Saltwater battery firm Aquion Energy goes under, files Chapter 11

Just over a week after announcing its biggest ever battery installation in Japan, the saltwater battery firm Aquion Energy on March 8 made an announcement of a rather different kind: it had filed for Chapter 11 bankruptcy.

“Immediately preceding the Chapter 11 filing, the company retrenched to a core R&D team by terminating approximately 80% of its personnel (several of whom have also entered into consulting agreements with the company to assist it in the sale of its assets), paused all factory operations, and stopped the marketing and selling of the products,” a company statement said.

Aquion Energy began life in 2008 when Jay Whitacre, with support from Carnegie Mellon University, produced the first Aqueous Hybrid Ion (AHI) battery.

Since then Aquion has spent a total of $190 million on honing its battery technology, which works with a saltwater electrolyte, manganese oxide cathode, carbon titanium phosphate composite anode and synthetic cotton separator.

By 2011, low-volume production of the batteries had begun and the ground was broken on a full-scale manufacturing facility in Mount Pleasant, Pennsylvania.

In mid-2014, Aquion began shipping its batteries commercially and had installations in Japan, South Africa, Northern Ireland and Australia, as well as California.

The team travelled far and wide to spread the word about its technology, declaring on its website: “In 2016 we attended, presented or exhibited at more than 50 different solar, energy storage and other industry events around the world. If you didn’t catch us this year, there will be just as many opportunities (if not more) to say hello in 2017!”

It had a string of well-known investors, including Bill Gates, Shell, Total, Kleiner Perkins Caufield & Byers and Bright Capital.

So what went so wrong, so suddenly and so soon after the company this January won the North American Company of the Year Award from the Cleantech Group, which included Aquion in its 2017 Global Cleantech 100?

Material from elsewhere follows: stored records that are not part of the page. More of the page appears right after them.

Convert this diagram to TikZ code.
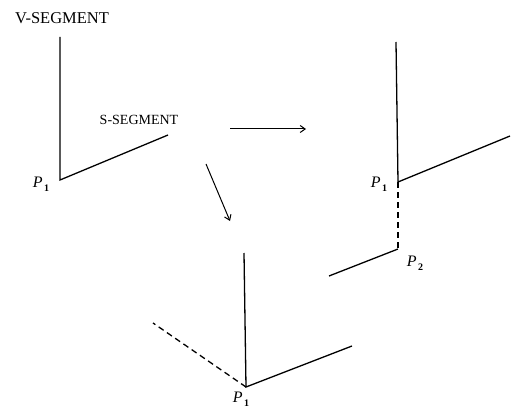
\documentclass[tikz,border=0pt]{standalone}
\usepackage{fontspec}
\setmainfont{Liberation Serif}
\usetikzlibrary{arrows.meta}
\newcommand{\plab}[1]{\textit{P}\kern1.5pt\raisebox{-4pt}{\fontsize{10}{10}\selectfont\textbf{#1}}}
\begin{document}
\begin{tikzpicture}[x=1pt,y=-1pt,
  seg/.style={line width=1.3pt},
  dseg/.style={line width=1.3pt,dash pattern=on 6pt off 4pt},
  arr/.style={line width=1pt,-{Straight Barb[length=5pt,width=7pt]}},
  lbl/.style={font=\fontsize{14}{16}\selectfont,inner sep=0pt},
  plbl/.style={font=\fontsize{16}{18}\selectfont,inner sep=0pt}]
\useasboundingbox (0,0) rectangle (511,409);
% labels
\node[lbl,font=\fontsize{16.5}{18}\selectfont] (vseg) at (62,18) {V-SEGMENT};
\node[lbl] (sseg) at (139,120) {S-SEGMENT};
% figure 1
\coordinate (a1) at (60,37);
\coordinate (a0) at (60,180);
\coordinate (a2) at (168,135);
\draw[seg] (a1) -- (a0) -- (a2);
\node[plbl] (ap) at (41,184) {\plab{1}};
% arrows
\coordinate (r0) at (230,129);
\coordinate (r1) at (306,129);
\draw[arr] (r0) -- (r1);
\coordinate (d0) at (206,164);
\coordinate (d1) at (230,221);
\draw[arr] (d0) -- (d1);
% figure 2
\coordinate (b1) at (396,42);
\coordinate (b0) at (398,182);
\coordinate (b2) at (510,136);
\coordinate (b3) at (398,249);
\coordinate (b4) at (329,276);
\draw[seg] (b1) -- (b0) -- (b2);
\draw[dseg] (b0) -- (b3);
\draw[seg] (b3) -- (b4);
\node[plbl] (bp1) at (379,184) {\plab{1}};
\node[plbl] (bp2) at (415,263) {\plab{2}};
% figure 3
\coordinate (c1) at (244,253);
\coordinate (c0) at (246,387);
\coordinate (c2) at (352,346);
\coordinate (c3) at (153,323);
\draw[seg] (c1) -- (c0) -- (c2);
\draw[dseg] (c0) -- (c3);
\node[plbl] (cp) at (241,399) {\plab{1}};
\end{tikzpicture}
\end{document}
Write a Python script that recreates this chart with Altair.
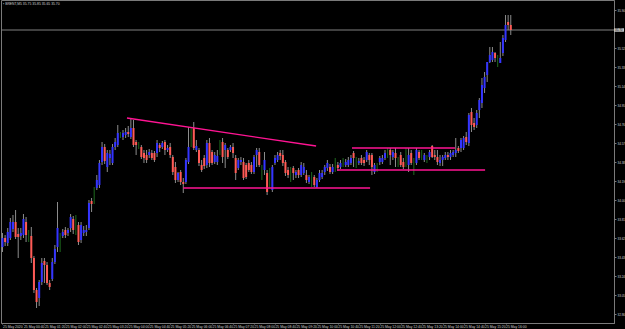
import altair as alt
import pandas as pd

symbol = "BRENT,M5"

opens = [
    33.53, 33.62, 33.57, 33.62, 33.71, 33.78, 33.66, 33.64, 33.65, 33.78,
    33.64, 33.64, 33.42, 33.10, 33.02, 33.18, 33.39, 33.35, 33.17, 33.21,
    33.38, 33.53, 33.64, 33.64, 33.70, 33.67, 33.72, 33.81, 33.72, 33.75,
    33.60, 33.67, 33.68, 33.72, 33.99, 34.02, 34.12, 34.15, 34.38, 34.53,
    34.33, 34.42, 34.37, 34.53, 34.55, 34.65, 34.63, 34.65, 34.68, 34.63,
    34.72, 34.58, 34.55, 34.53, 34.47, 34.45, 34.45, 34.47, 34.47, 34.47,
    34.55, 34.53, 34.58, 34.50, 34.53, 34.43, 34.33, 34.20, 34.28, 34.18,
    34.18, 34.38, 34.60, 34.72, 34.50, 34.50, 34.35, 34.42, 34.35, 34.57,
    34.48, 34.38, 34.38, 34.50, 34.58, 34.50, 34.50, 34.50, 34.53, 34.42,
    34.32, 34.38, 34.38, 34.35, 34.37, 34.35, 34.28, 34.45, 34.48, 34.30,
    34.30, 34.27, 34.20, 34.10, 34.37, 34.40, 34.47, 34.45, 34.38, 34.30,
    34.28, 34.32, 34.25, 34.30, 34.25, 34.27, 34.25, 34.18, 34.22, 34.23,
    34.13, 34.20, 34.23, 34.28, 34.32, 34.33, 34.28, 34.32, 34.35, 34.33,
    34.37, 34.35, 34.35, 34.37, 34.47, 34.40, 34.37, 34.42, 34.40, 34.40,
    34.45, 34.45, 34.28, 34.33, 34.38, 34.38, 34.42, 34.45, 34.50, 34.43,
    34.47, 34.40, 34.45, 34.38, 34.40, 34.35, 34.47, 34.40, 34.37, 34.48,
    34.45, 34.40, 34.42, 34.43, 34.54, 34.45, 34.43, 34.37, 34.40, 34.42,
    34.45, 34.43, 34.45, 34.47, 34.52, 34.52, 34.52, 34.63, 34.57, 34.88,
    34.77, 34.75, 34.90, 34.97, 35.12, 35.25, 35.38, 35.40, 35.47, 35.40,
    35.37, 35.47, 35.60, 35.78, 35.75,
]
highs = [
    33.67, 33.65, 33.72, 33.82, 33.85, 33.90, 33.72, 33.72, 33.86, 33.83,
    33.70, 33.73, 33.44, 33.12, 33.20, 33.42, 33.42, 33.38, 33.20, 33.42,
    33.55, 33.98, 33.67, 33.71, 33.73, 33.72, 33.86, 33.84, 33.85, 33.78,
    33.78, 33.74, 33.75, 34.00, 34.02, 34.13, 34.25, 34.40, 34.58, 34.56,
    34.50, 34.50, 34.56, 34.62, 34.75, 34.68, 34.70, 34.72, 34.74, 34.82,
    34.80, 34.60, 34.58, 34.55, 34.50, 34.50, 34.51, 34.50, 34.49, 34.60,
    34.57, 34.59, 34.60, 34.55, 34.57, 34.45, 34.38, 34.28, 34.30, 34.22,
    34.42, 34.73, 34.73, 34.78, 34.60, 34.52, 34.40, 34.45, 34.60, 34.62,
    34.50, 34.48, 34.50, 34.60, 34.62, 34.57, 34.52, 34.55, 34.57, 34.45,
    34.42, 34.43, 34.42, 34.37, 34.40, 34.38, 34.45, 34.52, 34.52, 34.35,
    34.48, 34.30, 34.32, 34.35, 34.45, 34.48, 34.50, 34.50, 34.40, 34.33,
    34.33, 34.34, 34.30, 34.32, 34.38, 34.37, 34.30, 34.25, 34.28, 34.25,
    34.22, 34.30, 34.30, 34.35, 34.40, 34.36, 34.36, 34.42, 34.38, 34.40,
    34.42, 34.41, 34.43, 34.45, 34.49, 34.43, 34.42, 34.45, 34.43, 34.50,
    34.47, 34.47, 34.37, 34.37, 34.44, 34.45, 34.50, 34.52, 34.52, 34.50,
    34.52, 34.43, 34.48, 34.42, 34.52, 34.52, 34.50, 34.42, 34.52, 34.50,
    34.50, 34.47, 34.45, 34.50, 34.55, 34.50, 34.50, 34.45, 34.45, 34.48,
    34.48, 34.50, 34.50, 34.62, 34.54, 34.62, 34.64, 34.68, 34.87, 34.92,
    34.82, 34.90, 35.02, 35.22, 35.28, 35.38, 35.53, 35.53, 35.48, 35.45,
    35.58, 35.65, 35.85, 35.85, 35.85,
]
lows = [
    33.48, 33.54, 33.54, 33.60, 33.68, 33.61, 33.42, 33.60, 33.62, 33.58,
    33.58, 33.37, 33.07, 32.92, 32.94, 33.15, 33.17, 33.15, 33.10, 33.19,
    33.36, 33.48, 33.48, 33.62, 33.62, 33.64, 33.68, 33.66, 33.65, 33.55,
    33.57, 33.64, 33.64, 33.70, 33.88, 33.96, 34.10, 34.12, 34.35, 34.36,
    34.28, 34.35, 34.35, 34.50, 34.53, 34.62, 34.60, 34.62, 34.63, 34.61,
    34.53, 34.45, 34.51, 34.41, 34.37, 34.37, 34.42, 34.40, 34.38, 34.43,
    34.48, 34.51, 34.45, 34.48, 34.42, 34.25, 34.17, 34.18, 34.15, 34.07,
    34.16, 34.36, 34.53, 34.50, 34.48, 34.34, 34.28, 34.31, 34.32, 34.33,
    34.35, 34.36, 34.35, 34.45, 34.37, 34.32, 34.41, 34.48, 34.42, 34.20,
    34.30, 34.35, 34.20, 34.21, 34.28, 34.26, 34.26, 34.33, 34.33, 34.20,
    34.25, 34.05, 34.12, 34.08, 34.35, 34.38, 34.40, 34.34, 34.24, 34.22,
    34.18, 34.20, 34.22, 34.22, 34.23, 34.25, 34.17, 34.16, 34.13, 34.13,
    34.12, 34.18, 34.21, 34.25, 34.29, 34.26, 34.26, 34.28, 34.29, 34.31,
    34.33, 34.33, 34.33, 34.35, 34.33, 34.32, 34.35, 34.35, 34.34, 34.38,
    34.35, 34.25, 34.26, 34.28, 34.35, 34.36, 34.40, 34.42, 34.35, 34.40,
    34.33, 34.33, 34.33, 34.31, 34.33, 34.28, 34.35, 34.25, 34.35, 34.40,
    34.40, 34.38, 34.37, 34.40, 34.42, 34.40, 34.35, 34.34, 34.34, 34.40,
    34.40, 34.40, 34.43, 34.43, 34.47, 34.48, 34.50, 34.55, 34.54, 34.68,
    34.70, 34.72, 34.82, 34.92, 35.07, 35.18, 35.37, 35.38, 35.38, 35.33,
    35.37, 35.44, 35.58, 35.70, 35.65,
]
closes = [
    33.62, 33.58, 33.68, 33.78, 33.78, 33.63, 33.63, 33.67, 33.81, 33.65,
    33.64, 33.42, 33.10, 32.98, 33.18, 33.37, 33.35, 33.17, 33.13, 33.38,
    33.51, 33.72, 33.64, 33.68, 33.65, 33.70, 33.83, 33.70, 33.72, 33.58,
    33.75, 33.70, 33.70, 33.97, 33.96, 34.02, 34.20, 34.37, 34.53, 34.39,
    34.47, 34.46, 34.53, 34.58, 34.67, 34.65, 34.67, 34.68, 34.66, 34.72,
    34.55, 34.55, 34.55, 34.43, 34.42, 34.40, 34.48, 34.42, 34.40, 34.57,
    34.52, 34.57, 34.50, 34.52, 34.45, 34.28, 34.20, 34.27, 34.18, 34.16,
    34.40, 34.53, 34.60, 34.52, 34.54, 34.37, 34.30, 34.34, 34.57, 34.37,
    34.37, 34.45, 34.44, 34.50, 34.43, 34.55, 34.43, 34.53, 34.47, 34.27,
    34.40, 34.40, 34.22, 34.23, 34.30, 34.28, 34.43, 34.50, 34.35, 34.30,
    34.40, 34.08, 34.20, 34.33, 34.42, 34.45, 34.44, 34.37, 34.27, 34.25,
    34.28, 34.27, 34.28, 34.25, 34.35, 34.33, 34.20, 34.23, 34.22, 34.15,
    34.20, 34.27, 34.27, 34.33, 34.37, 34.28, 34.33, 34.32, 34.32, 34.37,
    34.37, 34.38, 34.40, 34.42, 34.42, 34.40, 34.39, 34.37, 34.37, 34.48,
    34.40, 34.33, 34.35, 34.33, 34.42, 34.42, 34.47, 34.45, 34.45, 34.48,
    34.42, 34.40, 34.35, 34.33, 34.40, 34.45, 34.37, 34.40, 34.50, 34.42,
    34.45, 34.45, 34.42, 34.48, 34.43, 34.43, 34.38, 34.40, 34.43, 34.45,
    34.43, 34.47, 34.48, 34.50, 34.49, 34.60, 34.62, 34.58, 34.85, 34.75,
    34.73, 34.87, 35.00, 35.15, 35.23, 35.38, 35.45, 35.48, 35.42, 35.40,
    35.42, 35.62, 35.75, 35.75, 35.70,
]

# time axis labels (one every 8 bars)
time_labels = [
    "25 May 2020", "25 May 00:40", "25 May 01:20", "25 May 02:00", "25 May 02:40",
    "25 May 03:20", "25 May 04:00", "25 May 04:40", "25 May 05:20", "25 May 06:00",
    "25 May 06:40", "25 May 07:20", "25 May 08:00", "25 May 08:40", "25 May 09:20",
    "25 May 10:00", "25 May 10:40", "25 May 11:20", "25 May 12:00", "25 May 12:40",
    "25 May 13:20", "25 May 14:00", "25 May 14:40", "25 May 15:20", "25 May 16:00",
]
time_tick_bars = [0, 8, 16, 24, 32, 40, 48, 56, 64, 72, 80, 88, 96, 104, 112,
                  120, 128, 136, 144, 152, 160, 168, 176, 184, 192]

# price scale labels (the one hidden behind the current-price tag is left out)
price_ticks = [35.90, 35.52, 35.33, 35.14, 34.95, 34.76, 34.57, 34.38,
               34.19, 34.00, 33.81, 33.62, 33.43, 33.24, 33.05, 32.86]

# trend lines drawn on the chart (bar index / price)
line_bar1 = [47.5, 69.0, 133.4, 127.7]
line_bar2 = [119.7, 140.3, 172.7, 184.2]
line_p1 = [34.82, 34.12, 34.52, 34.30]
line_p2 = [34.54, 34.12, 34.52, 34.30]

n = len(closes)
df = pd.DataFrame({"i": list(range(n)), "o": opens, "h": highs, "l": lows, "c": closes})
df["dir"] = ["up" if c > o else ("down" if c < o else "doji") for o, c in zip(opens, closes)]

lines_df = pd.DataFrame({"x1": line_bar1, "x2": line_bar2, "p1": line_p1, "p2": line_p2})
last_df = pd.DataFrame({"p": [closes[-1]], "lbl": [f"{closes[-1]:.2f}"]})
title_df = pd.DataFrame({"t": [f"\u25aa {symbol}  {opens[-1]:.2f} {highs[-1]:.2f} {lows[-1]:.2f} {closes[-1]:.2f}"]})

FONT = "Liberation Sans"
label_js = "[" + ",".join("'" + s + "'" for s in time_labels) + "]"

xscale = alt.Scale(domain=[-0.57, 233.4], nice=False, zero=False)
yscale = alt.Scale(domain=[32.77, 36.0], nice=False, zero=False)

x_axis = alt.Axis(values=time_tick_bars, labelExpr=label_js + "[round(datum.value/8)]",
                  labelAlign="left", labelBaseline="top", labelFontSize=3.4, labelFont=FONT,
                  labelColor="#d0d0d0", labelPadding=0, tickSize=1, tickColor="#7a7a7a",
                  domainColor="#7a7a7a", grid=False, title=None, labelOverlap=False,
                  labelFlush=False, labelBound=False)
y_axis = alt.Axis(orient="right", values=price_ticks, format=".2f", labelAlign="left",
                  labelBaseline="middle", labelFontSize=3.0, labelFont=FONT, labelColor="#d0d0d0",
                  labelPadding=1, tickSize=2, tickColor="#7a7a7a", domainColor="#7a7a7a",
                  grid=False, title=None, labelOverlap=False, labelFlush=False)

base = alt.Chart(df)

wicks = base.mark_rule(strokeWidth=1).encode(
    x=alt.X("i:Q", scale=xscale, axis=x_axis),
    y=alt.Y("l:Q", scale=yscale, axis=y_axis),
    y2="h:Q",
    color=alt.Color("dir:N", scale=alt.Scale(domain=["up", "down", "doji"],
                                              range=["#8c8c8c", "#8c8c8c", "#1e6b1e"]), legend=None),
)

bodies = base.mark_rule(strokeWidth=2).encode(
    x=alt.X("i:Q", scale=xscale, axis=x_axis),
    y=alt.Y("o:Q", scale=yscale, axis=y_axis),
    y2="c:Q",
    color=alt.Color("dir:N", scale=alt.Scale(domain=["up", "down", "doji"],
                                              range=["#3434ff", "#ff5a55", "#1e6b1e"]), legend=None),
)

trend = alt.Chart(lines_df).mark_rule(strokeWidth=1.3, color="#ff1493").encode(
    x=alt.X("x1:Q", scale=xscale, axis=x_axis),
    x2="x2:Q",
    y=alt.Y("p1:Q", scale=yscale, axis=y_axis),
    y2="p2:Q",
)

price_line = alt.Chart(last_df).mark_rule(strokeWidth=1, color="#808080").encode(
    y=alt.Y("p:Q", scale=yscale, axis=y_axis),
)

price_box = alt.Chart(last_df).mark_point(
    shape="M-1,-0.35H1V0.35H-1Z", size=100, filled=True, color="#c4c4c4", opacity=1
).encode(x=alt.value(618), y=alt.Y("p:Q", scale=yscale, axis=y_axis))

price_txt = alt.Chart(last_df).mark_text(
    align="left", baseline="middle", fontSize=3.0, font=FONT, color="#000000"
).encode(x=alt.value(614), y=alt.Y("p:Q", scale=yscale, axis=y_axis), text="lbl:N")

title_txt = alt.Chart(title_df).mark_text(
    align="left", baseline="top", fontSize=3.4, font=FONT, color="#d0d0d0"
).encode(x=alt.value(2), y=alt.value(2), text="t:N")

chart = alt.layer(price_line, wicks, bodies, trend, price_box, price_txt, title_txt).resolve_scale(
    color="independent"
).properties(
    width=613, height=323,
    padding={"left": 1, "top": 0, "right": 11, "bottom": 6},
    autosize=alt.AutoSizeParams(type="none"),
    background="#000000",
).configure_view(stroke="#7a7a7a", strokeWidth=1)

chart.save("out.html", embed_options={"renderer": "svg", "actions": False})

“Creating a new electrochemistry and an associated battery platform at commercial scale is extremely complex, time-consuming, and very capital-intensive,” said Stuart Pearson, the chief executive. “Despite our best efforts to fund the company and continue to fuel our growth, we have been unable to raise the growth capital needed to continue operating as a going concern.

“We believe that Aquion is the furthest along among emerging energy storage companies offering a new battery technology.  Our world-class team was able to achieve tremendous results in the past several years.”

Pearson said he was optimistic that the firm could complete an asset sale under Chapter 11 in the coming months.

The intellectual property of the firm will certainly be an interesting asset to acquire, a commentator told BESB.